McKinsey explains that teams using data shouldn’t waste their time looking for it, processing it, cleaning it, or making sure it’s ready for action. Proposing an integral data architecture to deal with data quality, it ensures its model can accelerate business use cases by 90%, cut data-related costs by 30%, and keep organizations free from data governance risks.

To improve data quality, companies need the right model. McKinsey warns that neither the basic approach, where individual teams stitch data together, nor the big bang data strategy, where a centralized team reacts to all processes, will yield good results.

In an effective data quality model, different teams are responsible for different types of data, classified by use. Each team works independently. For example, data consumers use in digital apps should be managed by a team responsible for cleaning, storing, and preparing the data as a product.
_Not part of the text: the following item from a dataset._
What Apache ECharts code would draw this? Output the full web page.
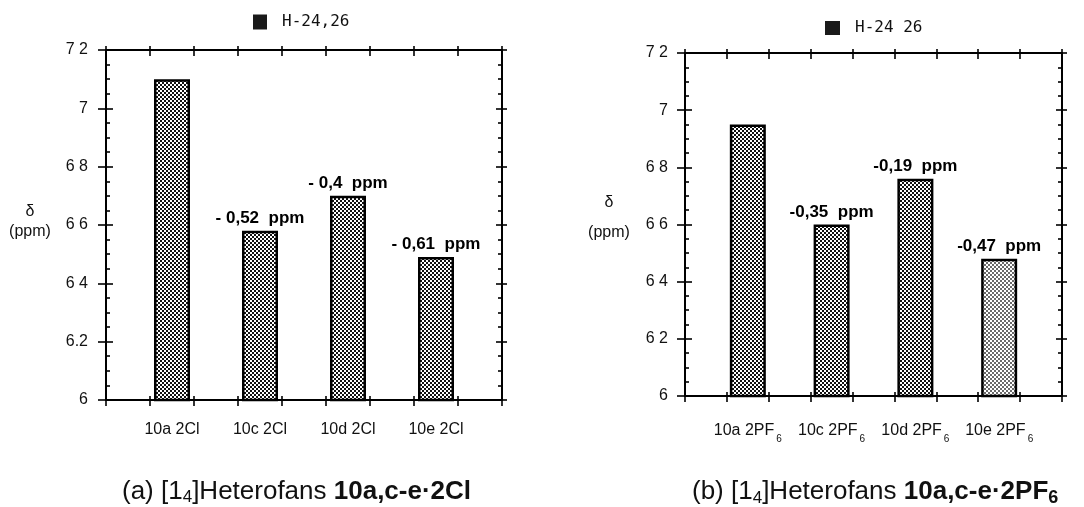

Internal data used for reporting systems or decision making should also be managed by a separate team responsible for closely monitoring quality, security, and data changes. This focused approach enables data to be used for operational decisions and regulatory compliance. The same goes for data used for external sharing, or information used for advanced analytics, where a team needs to cleanse and develop the data so it can be used by machine learning and AI systems.

Organizations that excel at creating data products must establish standards and best practices, and track performance and value across internal and external business processes. This attention to a productive version of data is one of the most effective ways to guard against data quality erosion.